### [Stated problem]
List each line of the data in which the string "this" appears.

### [Information shown]
┄┄┄┄┄┄┄┄┄┄┄┄┄┄┄┄┄┄┄┄
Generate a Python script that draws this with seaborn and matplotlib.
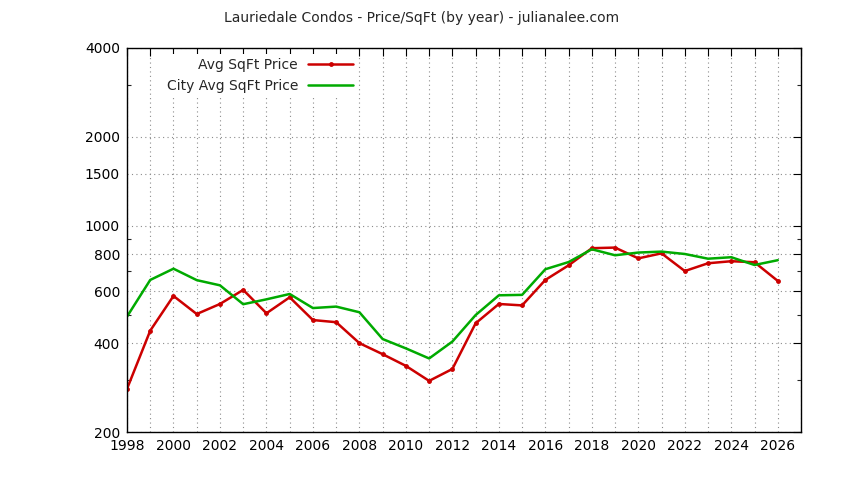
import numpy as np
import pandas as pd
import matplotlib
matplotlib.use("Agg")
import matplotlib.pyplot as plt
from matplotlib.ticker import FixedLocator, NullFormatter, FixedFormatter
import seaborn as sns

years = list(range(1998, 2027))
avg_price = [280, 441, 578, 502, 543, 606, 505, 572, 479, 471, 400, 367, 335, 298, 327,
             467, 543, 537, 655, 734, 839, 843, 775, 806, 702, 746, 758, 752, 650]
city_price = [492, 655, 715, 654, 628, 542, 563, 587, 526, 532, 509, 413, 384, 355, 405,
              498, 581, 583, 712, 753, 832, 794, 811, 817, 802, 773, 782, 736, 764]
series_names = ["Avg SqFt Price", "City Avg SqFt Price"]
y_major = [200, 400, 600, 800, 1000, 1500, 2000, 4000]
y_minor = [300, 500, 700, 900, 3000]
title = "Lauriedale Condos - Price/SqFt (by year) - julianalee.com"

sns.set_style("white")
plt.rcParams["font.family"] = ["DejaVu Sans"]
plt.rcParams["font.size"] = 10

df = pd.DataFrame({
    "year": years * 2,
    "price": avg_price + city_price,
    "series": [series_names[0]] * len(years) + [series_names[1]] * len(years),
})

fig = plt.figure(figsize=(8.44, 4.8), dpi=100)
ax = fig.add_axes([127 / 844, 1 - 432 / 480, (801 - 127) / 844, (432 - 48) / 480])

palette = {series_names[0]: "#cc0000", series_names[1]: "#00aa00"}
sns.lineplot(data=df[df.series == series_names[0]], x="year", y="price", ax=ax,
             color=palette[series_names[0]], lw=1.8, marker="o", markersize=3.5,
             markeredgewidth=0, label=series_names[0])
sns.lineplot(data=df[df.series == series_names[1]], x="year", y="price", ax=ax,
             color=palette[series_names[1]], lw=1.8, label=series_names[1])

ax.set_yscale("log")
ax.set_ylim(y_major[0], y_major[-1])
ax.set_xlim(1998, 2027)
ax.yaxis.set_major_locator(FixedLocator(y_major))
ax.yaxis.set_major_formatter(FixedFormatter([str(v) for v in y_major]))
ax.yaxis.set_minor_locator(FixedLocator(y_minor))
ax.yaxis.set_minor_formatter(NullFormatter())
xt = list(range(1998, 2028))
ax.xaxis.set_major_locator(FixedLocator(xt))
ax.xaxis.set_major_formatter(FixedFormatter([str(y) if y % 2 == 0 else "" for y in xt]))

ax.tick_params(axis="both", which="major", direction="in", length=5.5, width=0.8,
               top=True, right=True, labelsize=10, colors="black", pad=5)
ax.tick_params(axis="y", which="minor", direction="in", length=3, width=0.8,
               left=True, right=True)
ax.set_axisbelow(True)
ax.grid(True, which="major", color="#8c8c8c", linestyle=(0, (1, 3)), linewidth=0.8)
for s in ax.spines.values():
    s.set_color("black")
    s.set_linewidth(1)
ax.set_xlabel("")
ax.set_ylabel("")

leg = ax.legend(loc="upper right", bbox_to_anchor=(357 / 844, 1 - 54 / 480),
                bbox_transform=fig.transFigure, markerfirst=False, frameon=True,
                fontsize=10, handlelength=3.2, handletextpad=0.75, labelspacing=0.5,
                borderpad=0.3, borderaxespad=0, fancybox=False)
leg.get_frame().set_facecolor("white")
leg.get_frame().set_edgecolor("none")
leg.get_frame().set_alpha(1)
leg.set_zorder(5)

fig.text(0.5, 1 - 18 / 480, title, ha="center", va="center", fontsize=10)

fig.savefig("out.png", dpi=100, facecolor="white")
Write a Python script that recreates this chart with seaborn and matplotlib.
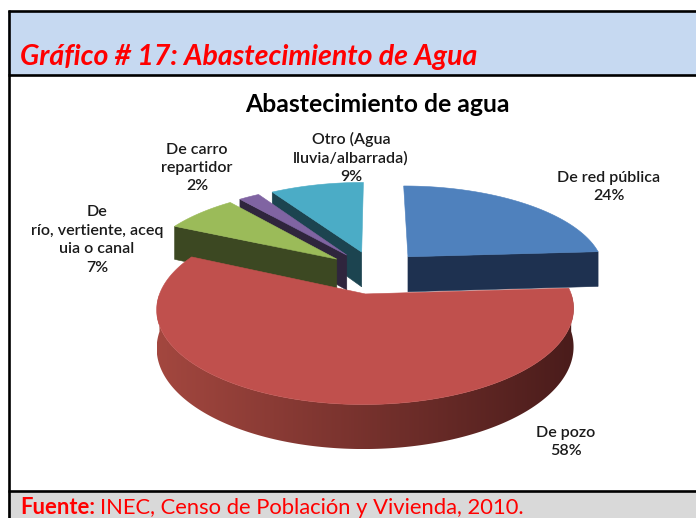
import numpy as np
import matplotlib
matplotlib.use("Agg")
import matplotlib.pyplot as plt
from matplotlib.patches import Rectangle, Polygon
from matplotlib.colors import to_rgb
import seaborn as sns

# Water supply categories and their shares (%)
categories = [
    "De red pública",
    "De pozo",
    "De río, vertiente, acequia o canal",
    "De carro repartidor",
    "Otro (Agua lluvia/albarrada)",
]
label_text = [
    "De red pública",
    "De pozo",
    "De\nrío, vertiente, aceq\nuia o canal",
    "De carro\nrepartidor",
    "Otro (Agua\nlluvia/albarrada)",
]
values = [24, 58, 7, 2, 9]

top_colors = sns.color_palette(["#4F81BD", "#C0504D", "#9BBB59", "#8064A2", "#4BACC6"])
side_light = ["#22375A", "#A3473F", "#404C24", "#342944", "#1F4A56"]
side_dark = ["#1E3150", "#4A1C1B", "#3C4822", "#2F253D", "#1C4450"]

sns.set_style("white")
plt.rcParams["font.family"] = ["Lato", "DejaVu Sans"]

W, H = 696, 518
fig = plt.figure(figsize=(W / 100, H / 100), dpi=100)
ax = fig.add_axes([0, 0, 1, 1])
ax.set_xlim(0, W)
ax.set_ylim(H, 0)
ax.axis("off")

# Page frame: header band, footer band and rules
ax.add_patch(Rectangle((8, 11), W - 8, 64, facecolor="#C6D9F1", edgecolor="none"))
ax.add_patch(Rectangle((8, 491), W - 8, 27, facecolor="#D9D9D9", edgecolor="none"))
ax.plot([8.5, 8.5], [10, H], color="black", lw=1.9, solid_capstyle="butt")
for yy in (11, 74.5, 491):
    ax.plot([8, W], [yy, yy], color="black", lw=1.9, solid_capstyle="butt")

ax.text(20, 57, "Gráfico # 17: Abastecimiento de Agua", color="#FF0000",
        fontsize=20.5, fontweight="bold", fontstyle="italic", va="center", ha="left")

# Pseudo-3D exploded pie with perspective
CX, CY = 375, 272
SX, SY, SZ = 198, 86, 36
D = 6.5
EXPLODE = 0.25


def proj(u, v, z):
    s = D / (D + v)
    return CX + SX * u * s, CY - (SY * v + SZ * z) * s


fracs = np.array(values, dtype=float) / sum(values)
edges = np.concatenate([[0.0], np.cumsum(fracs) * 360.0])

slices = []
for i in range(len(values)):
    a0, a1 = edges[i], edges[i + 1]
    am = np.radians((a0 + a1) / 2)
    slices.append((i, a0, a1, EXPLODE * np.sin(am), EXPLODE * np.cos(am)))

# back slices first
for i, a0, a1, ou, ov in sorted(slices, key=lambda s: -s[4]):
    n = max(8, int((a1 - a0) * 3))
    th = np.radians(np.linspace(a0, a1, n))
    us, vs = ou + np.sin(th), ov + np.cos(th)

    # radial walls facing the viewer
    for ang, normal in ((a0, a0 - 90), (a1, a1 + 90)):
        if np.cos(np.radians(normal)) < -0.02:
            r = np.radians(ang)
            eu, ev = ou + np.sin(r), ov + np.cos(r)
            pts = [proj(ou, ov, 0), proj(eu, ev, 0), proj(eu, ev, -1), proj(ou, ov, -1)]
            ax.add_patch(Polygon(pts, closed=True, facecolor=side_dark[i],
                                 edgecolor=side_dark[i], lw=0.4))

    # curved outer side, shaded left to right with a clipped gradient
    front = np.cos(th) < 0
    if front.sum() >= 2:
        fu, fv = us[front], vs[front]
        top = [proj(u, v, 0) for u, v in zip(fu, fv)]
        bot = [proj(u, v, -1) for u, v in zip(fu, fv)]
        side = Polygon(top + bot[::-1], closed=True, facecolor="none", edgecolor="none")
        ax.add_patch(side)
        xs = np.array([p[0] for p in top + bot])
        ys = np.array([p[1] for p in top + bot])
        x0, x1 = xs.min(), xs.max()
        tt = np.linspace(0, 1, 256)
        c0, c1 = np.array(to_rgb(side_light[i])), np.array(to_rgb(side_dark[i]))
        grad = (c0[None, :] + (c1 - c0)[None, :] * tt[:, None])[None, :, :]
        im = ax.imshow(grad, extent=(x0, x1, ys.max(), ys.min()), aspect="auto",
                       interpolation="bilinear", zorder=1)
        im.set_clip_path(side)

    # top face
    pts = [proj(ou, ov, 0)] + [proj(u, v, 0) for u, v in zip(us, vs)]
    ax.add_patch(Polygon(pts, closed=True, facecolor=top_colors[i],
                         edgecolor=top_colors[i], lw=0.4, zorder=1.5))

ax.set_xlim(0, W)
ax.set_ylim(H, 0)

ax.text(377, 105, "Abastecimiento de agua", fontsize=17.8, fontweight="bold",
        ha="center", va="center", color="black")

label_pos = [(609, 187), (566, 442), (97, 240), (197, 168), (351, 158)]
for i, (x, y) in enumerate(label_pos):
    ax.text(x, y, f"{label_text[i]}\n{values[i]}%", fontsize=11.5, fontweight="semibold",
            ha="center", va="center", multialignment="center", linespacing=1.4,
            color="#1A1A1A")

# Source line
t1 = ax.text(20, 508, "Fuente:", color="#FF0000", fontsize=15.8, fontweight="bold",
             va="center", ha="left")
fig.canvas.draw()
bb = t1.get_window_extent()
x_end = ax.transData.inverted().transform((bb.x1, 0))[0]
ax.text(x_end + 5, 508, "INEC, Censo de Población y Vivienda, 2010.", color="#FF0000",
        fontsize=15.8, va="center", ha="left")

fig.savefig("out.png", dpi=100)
┄┄┄┄┄┄┄┄┄┄┄┄┄┄┄┄┄┄┄┄
### [The reply]
Generate a Python script that draws this with seaborn and matplotlib.
Write a Python script that recreates this chart with seaborn and matplotlib.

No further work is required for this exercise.